To be done: Look for the string "code" in the lines and copy each line that has it.
[START]
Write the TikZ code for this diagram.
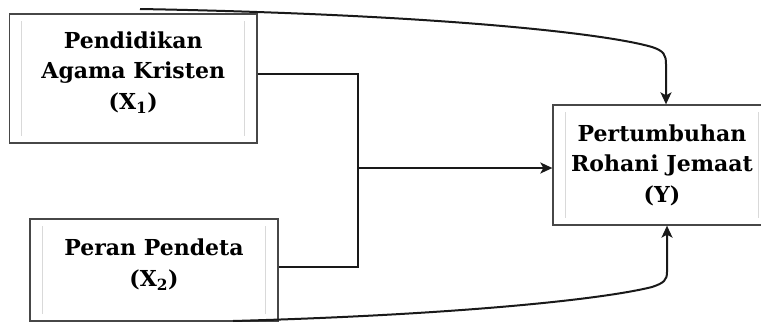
\documentclass[tikz,border=0pt]{standalone}
\usepackage{fontspec}
\setmainfont{DejaVu Serif}
\usetikzlibrary{math}
\usetikzlibrary{arrows.meta}

\begin{document}
\begin{tikzpicture}[x=1pt,y=-1pt,
  varbox/.style={draw=black!72,line width=1.3pt,inner sep=0pt},
  vartext/.style={align=center,font=\fontsize{22}{30.5}\selectfont\bfseries},
  guide/.style={draw=black!15,line width=1pt},
  link/.style={draw=black!90,line width=2pt},
  tip/.style={-{Stealth[length=12pt,width=11pt,inset=3pt]}}]
%%%% frame
\useasboundingbox (0,0) rectangle (761,322);
\tikzmath{
\gx=13;
\gy=8;
\jx=358;
\jy=168;
}
%%%%%% boxes
\node[varbox,minimum width=247.5pt,minimum height=129pt] (x1) at (133.25,78.5) {};
\node[varbox,minimum width=248pt,minimum height=102pt] (x2) at (154,270) {};
\node[varbox,minimum width=218pt,minimum height=120pt] (y) at (662,165) {};
%%%%%% faint inner rules
\foreach \b in {x1,x2,y} {
    \draw[guide] ([xshift=\gx pt,yshift=-\gy pt]\b.north west) -- ([xshift=\gx pt,yshift=\gy pt]\b.south west);
    \draw[guide] ([xshift=-\gx pt,yshift=-\gy pt]\b.north east) -- ([xshift=-\gx pt,yshift=\gy pt]\b.south east);
}
%%%%%% texts
\node[vartext] (x1t) at ([yshift=6pt]x1.center) {Pendidikan\\Agama Kristen\\(X\textsubscript{1})};
\node[vartext] (x2t) at ([yshift=5pt]x2.center) {Peran Pendeta\\(X\textsubscript{2})};
\node[vartext] (yt) at (y.center) {Pertumbuhan\\Rohani Jemaat\\(Y)};
%%%% joint of X1 and X2
\coordinate (jn) at (\jx,\jy);
\draw[link] ([yshift=5pt]x1.east) -| (jn) |- ([yshift=3pt]x2.east);
\draw[link,tip] (jn) -- (jn -| y.west);
%%%% top curve X1 -> Y
\coordinate (ta) at (140,9);
\draw[link,tip] (ta) .. controls (420,14) and (600,32) .. (652,47) .. controls (664,51) and (666,55) .. (666,64) -- ([xshift=4pt]y.north);
%%%% bottom curve X2 -> Y
\coordinate (ba) at (233,321);
\draw[link,tip] (ba) .. controls (450,315) and (600,300) .. (652,287) .. controls (664,283) and (667,280) .. (667,272) -- ([xshift=5pt]y.south);
\end{tikzpicture}
\end{document}
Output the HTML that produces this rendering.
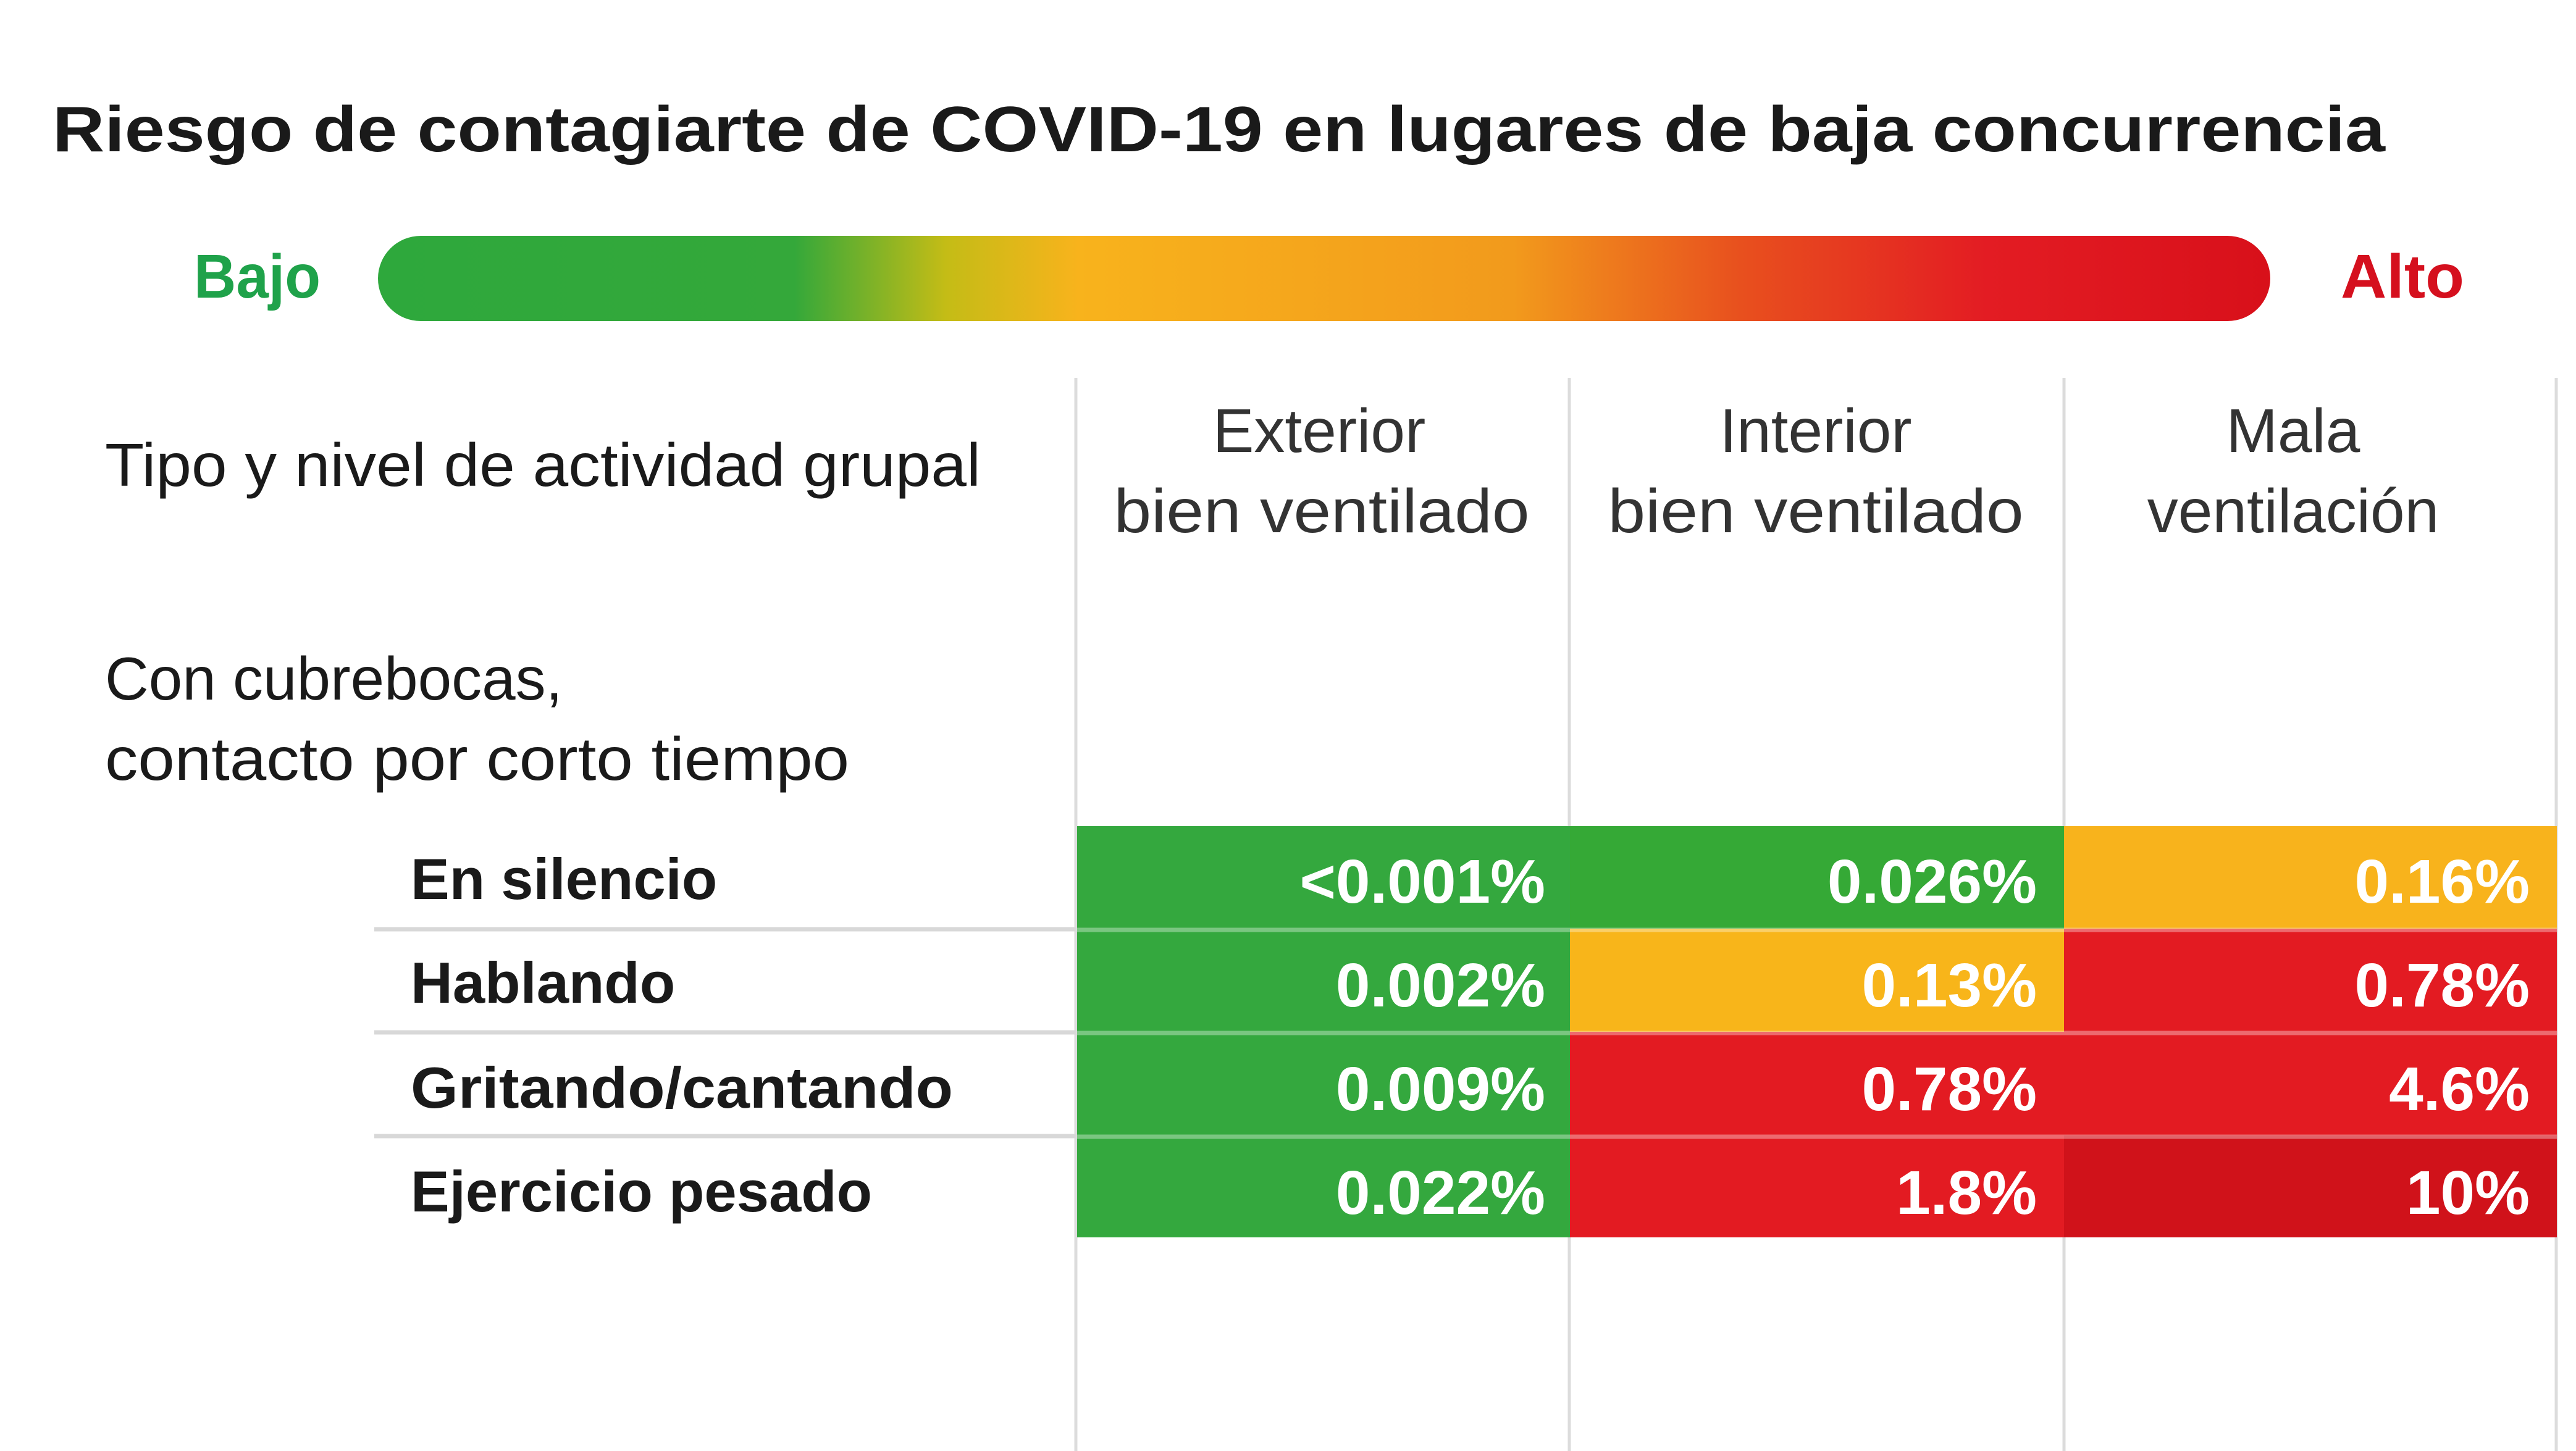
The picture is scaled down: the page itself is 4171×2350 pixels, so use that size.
<!DOCTYPE html>
<html><head><meta charset="utf-8"><style>html,body{margin:0;padding:0;background:#fff;}svg{display:block}</style></head>
<body>
<svg width="4171" height="2350" viewBox="0 0 4171 2350" xmlns="http://www.w3.org/2000/svg" font-family="Liberation Sans, sans-serif">
<defs>
<linearGradient id="g" x1="0" x2="1" y1="0" y2="0">
<stop offset="0" stop-color="#2ea83c"/>
<stop offset="0.22" stop-color="#34a83a"/>
<stop offset="0.3" stop-color="#c4bc16"/>
<stop offset="0.37" stop-color="#f8b31c"/>
<stop offset="0.6" stop-color="#f29a1c"/>
<stop offset="0.72" stop-color="#e8501e"/>
<stop offset="0.85" stop-color="#e31c23"/>
<stop offset="1" stop-color="#d8101a"/>
</linearGradient>
</defs>
<rect width="4171" height="2350" fill="#fff"/>
<text x="85" y="245" font-size="104" font-weight="bold" fill="#1a1a1a" textLength="3777" lengthAdjust="spacingAndGlyphs">Riesgo de contagiarte de COVID-19 en lugares de baja concurrencia</text>
<text x="314" y="482" font-size="100" font-weight="bold" fill="#1fa24a" textLength="205" lengthAdjust="spacingAndGlyphs">Bajo</text>
<rect x="612" y="382" width="3064" height="138" rx="69" fill="url(#g)"/>
<text x="3790" y="482" font-size="100" font-weight="bold" fill="#d5101e" textLength="200" lengthAdjust="spacingAndGlyphs">Alto</text>
<g stroke="#dcdcdc" stroke-width="5">
<line x1="1742" y1="612" x2="1742" y2="2350"/>
<line x1="2541" y1="612" x2="2541" y2="2350"/>
<line x1="3342" y1="612" x2="3342" y2="2350"/>
<line x1="4139" y1="612" x2="4139" y2="2350"/>
</g>
<g font-size="100" fill="#333" text-anchor="middle">
<text x="2136" y="732">Exterior</text>
<text x="2140" y="862" textLength="673" lengthAdjust="spacingAndGlyphs">bien ventilado</text>
<text x="2940" y="732">Interior</text>
<text x="2940" y="862" textLength="673" lengthAdjust="spacingAndGlyphs">bien ventilado</text>
<text x="3713" y="732">Mala</text>
<text x="3713" y="862">ventilación</text>
</g>
<g font-size="98" fill="#1a1a1a">
<text x="170" y="787" textLength="1418" lengthAdjust="spacingAndGlyphs">Tipo y nivel de actividad grupal</text>
<text x="170" y="1133">Con cubrebocas,</text>
<text x="170" y="1263" textLength="1205" lengthAdjust="spacingAndGlyphs">contacto por corto tiempo</text>
</g>
<g font-size="94" font-weight="bold" fill="#1a1a1a">
<text x="665" y="1456">En silencio</text>
<text x="665" y="1624">Hablando</text>
<text x="665" y="1794" textLength="878" lengthAdjust="spacingAndGlyphs">Gritando/cantando</text>
<text x="665" y="1962">Ejercicio pesado</text>
</g>
<g stroke="#d8d8d8" stroke-width="7">
<line x1="606" y1="1505" x2="1742" y2="1505"/>
<line x1="606" y1="1672" x2="1742" y2="1672"/>
<line x1="606" y1="1840" x2="1742" y2="1840"/>
</g>
<rect x="1744" y="1338" width="798" height="166" fill="#34a83e"/>
<rect x="2542" y="1338" width="800" height="166" fill="#35a936"/>
<rect x="3342" y="1338" width="798" height="166" fill="#f8b31c"/>
<rect x="1744" y="1504" width="798" height="167" fill="#34a83e"/>
<rect x="2542" y="1504" width="800" height="167" fill="#f8b51a"/>
<rect x="3342" y="1504" width="798" height="167" fill="#e31b22"/>
<rect x="1744" y="1671" width="798" height="168" fill="#34a83e"/>
<rect x="2542" y="1671" width="800" height="168" fill="#e31b22"/>
<rect x="3342" y="1671" width="798" height="168" fill="#e31b22"/>
<rect x="1744" y="1839" width="798" height="165" fill="#34a83e"/>
<rect x="2542" y="1839" width="800" height="165" fill="#e31b22"/>
<rect x="3342" y="1839" width="798" height="165" fill="#d0121a"/>
<g stroke="#ffffff" stroke-opacity="0.35" stroke-width="7">
<line x1="1744" y1="1506" x2="4140" y2="1506"/>
<line x1="1744" y1="1673" x2="4140" y2="1673"/>
<line x1="1744" y1="1841" x2="4140" y2="1841"/>
</g>
<g font-size="100" font-weight="bold" fill="#fff" text-anchor="end">
<text x="2502" y="1462">&lt;0.001%</text>
<text x="3298" y="1462">0.026%</text>
<text x="4096" y="1462">0.16%</text>
<text x="2502" y="1630">0.002%</text>
<text x="3298" y="1630">0.13%</text>
<text x="4096" y="1630">0.78%</text>
<text x="2502" y="1798">0.009%</text>
<text x="3298" y="1798">0.78%</text>
<text x="4096" y="1798">4.6%</text>
<text x="2502" y="1966">0.022%</text>
<text x="3298" y="1966">1.8%</text>
<text x="4096" y="1966">10%</text>
</g>
</svg>
</body></html>
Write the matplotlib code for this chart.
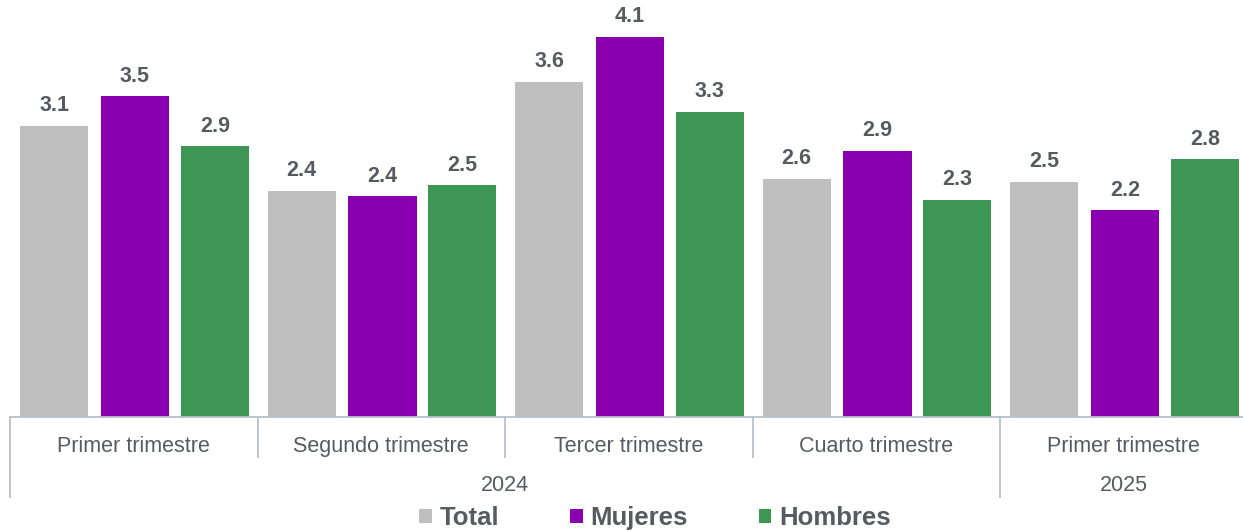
import matplotlib
matplotlib.use("Agg")
import matplotlib.pyplot as plt
import matplotlib.transforms as mtransforms
import numpy as np

categories = ["Primer trimestre", "Segundo trimestre", "Tercer trimestre", "Cuarto trimestre", "Primer trimestre"]
years = ["2024", "2025"]
year_spans = [(0, 4), (4, 5)]
series_names = ["Total", "Mujeres", "Hombres"]
total = [3.14, 2.44, 3.62, 2.57, 2.54]
mujeres = [3.46, 2.38, 4.10, 2.87, 2.23]
hombres = [2.92, 2.50, 3.29, 2.34, 2.78]
colors = ["#BFBFBF", "#8A00B0", "#3E9654"]

plt.rcParams['font.family'] = ['Liberation Sans', 'DejaVu Sans']
W, H = 1243, 531
fig = plt.figure(figsize=(W / 100, H / 100), dpi=100)
left_px, base_px = 10, 417
grp = 247.5
ax = fig.add_axes([left_px / W, (H - base_px) / H, (W - left_px) / W, base_px / H])
ax.set_xlim(0, (W - left_px) / grp)
ax.set_ylim(0, 4.5)

offsets = [0.178, 0.505, 0.828]
width = 0.275
x = np.arange(len(categories))
txtcol = "#575B60"
bars = []
for vals, off, c, name in zip([total, mujeres, hombres], offsets, colors, series_names):
    b = ax.bar(x + off, vals, width=width, color=c, label=name)
    bars.append(b)
    for xi, v in zip(x + off, vals):
        ax.annotate(f"{v:.1f}", (xi, v), xytext=(0, 7), textcoords="offset points",
                    ha="center", va="bottom", fontsize=15.5, fontweight="bold", color=txtcol)

for s in ["top", "right", "left"]:
    ax.spines[s].set_visible(False)
ax.spines["bottom"].set_color("#B8C0C8")
ax.spines["bottom"].set_linewidth(1.3)
ax.set_xticks([])
ax.set_yticks([])

trans = mtransforms.blended_transform_factory(ax.transData, ax.transAxes)
pxy = lambda p: -p / base_px  # pixels below baseline -> axes fraction
linecol = "#B8C0C8"
for i in range(len(categories) + 1):
    long = i in (0, 4)
    ax.plot([i, i], [0, pxy(80 if long else 40)], transform=trans, clip_on=False,
            color=linecol, lw=1.3)
for i, cat in enumerate(categories):
    ax.text(i + 0.5, pxy(35), cat, transform=trans, ha="center", va="baseline",
            fontsize=15.5, color=txtcol)
for yr, (a, b) in zip(years, year_spans):
    ax.text((a + b) / 2, pxy(74), yr, transform=trans, ha="center", va="baseline",
            fontsize=15.5, color=txtcol)

leg = fig.legend(handles=bars, labels=series_names, loc="center", bbox_to_anchor=(655 / W, 1 - 518 / H),
                 ncol=3, frameon=False, handlelength=0.5, handleheight=0.5, handletextpad=0.3,
                 columnspacing=2.75, borderpad=0, prop={"size": 18.5, "weight": "bold"})
for t in leg.get_texts():
    t.set_color(txtcol)

fig.savefig("out.png", dpi=100)
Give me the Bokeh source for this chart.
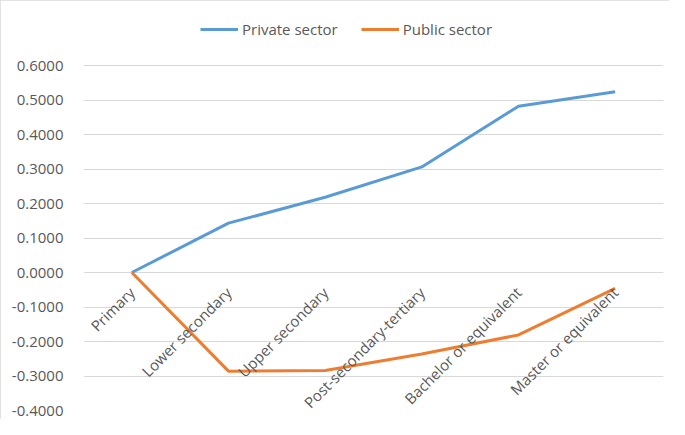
import math
from bokeh.plotting import figure
from bokeh.models import Range1d, FixedTicker, NumeralTickFormatter, Legend, LegendItem, ColumnDataSource
from bokeh.core.properties import value
from bokeh.embed import file_html
from bokeh.resources import INLINE

categories = ["Primary", "Lower secondary", "Upper secondary", "Post-secondary-tertiary",
              "Bachelor or equivalent", "Master or equivalent"]
private_sector = [0.0, 0.143, 0.218, 0.306, 0.482, 0.524]
public_sector = [0.0, -0.286, -0.284, -0.236, -0.181, -0.046]
y_ticks = [-0.4, -0.3, -0.2, -0.1, 0.0, 0.1, 0.2, 0.3, 0.4, 0.5, 0.6]

FONT = "Open Sans"
TXT = "#595959"

xs = list(range(len(categories)))

# frame extends above the top gridline to hold the legend (345 px per 1.0 unit)
p = figure(width=669, height=419, output_backend="svg", toolbar_location=None,
           x_range=Range1d(-0.5, len(categories) - 0.5), y_range=Range1d(-0.4, 0.6 + 55 / 345),
           min_border_left=83, min_border_right=6, min_border_top=10, min_border_bottom=9)
p.styles = {"outline": "1px solid #d9d9d9", "outline-offset": "-1px"}
p.outline_line_color = None
p.background_fill_color = "white"
p.border_fill_color = "white"

p.xaxis.visible = False
p.xgrid.visible = False
p.ygrid.ticker = FixedTicker(ticks=y_ticks)
p.ygrid.grid_line_color = "#d9d9d9"
p.ygrid.grid_line_width = 1

ya = p.yaxis[0]
ya.ticker = FixedTicker(ticks=y_ticks)
ya.formatter = NumeralTickFormatter(format="0.0000")
ya.axis_line_color = None
ya.major_tick_line_color = None
ya.minor_tick_line_color = None
ya.major_label_standoff = 14
ya.major_label_text_font = FONT
ya.major_label_text_font_size = "15px"
ya.major_label_text_color = TXT

r1 = p.line(xs, private_sector, line_color="#5B9BD5", line_width=3)
r2 = p.line(xs, public_sector, line_color="#ED7D31", line_width=3)

src = ColumnDataSource(dict(x=xs, y=[0.0] * len(xs), t=categories))
p.text(x="x", y="y", text="t", source=src, angle=math.pi / 4,
       text_align="right", text_baseline="top", x_offset=-7, y_offset=10,
       text_font=value(FONT), text_font_size="15px", text_color=TXT)

legend = Legend(items=[LegendItem(label="Private sector", renderers=[r1]),
                       LegendItem(label="Public sector", renderers=[r2])],
                orientation="horizontal", location=(117, 371),
                label_text_font=FONT, label_text_font_size="15px", label_text_color=TXT,
                glyph_width=38, label_standoff=4, spacing=23, padding=0, margin=0,
                border_line_color=None, background_fill_alpha=0)
p.add_layout(legend)

open("out.html", "w").write(file_html(p, INLINE))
[END]
The result:
Write the TikZ code for this diagram.
Write the matplotlib code for this chart.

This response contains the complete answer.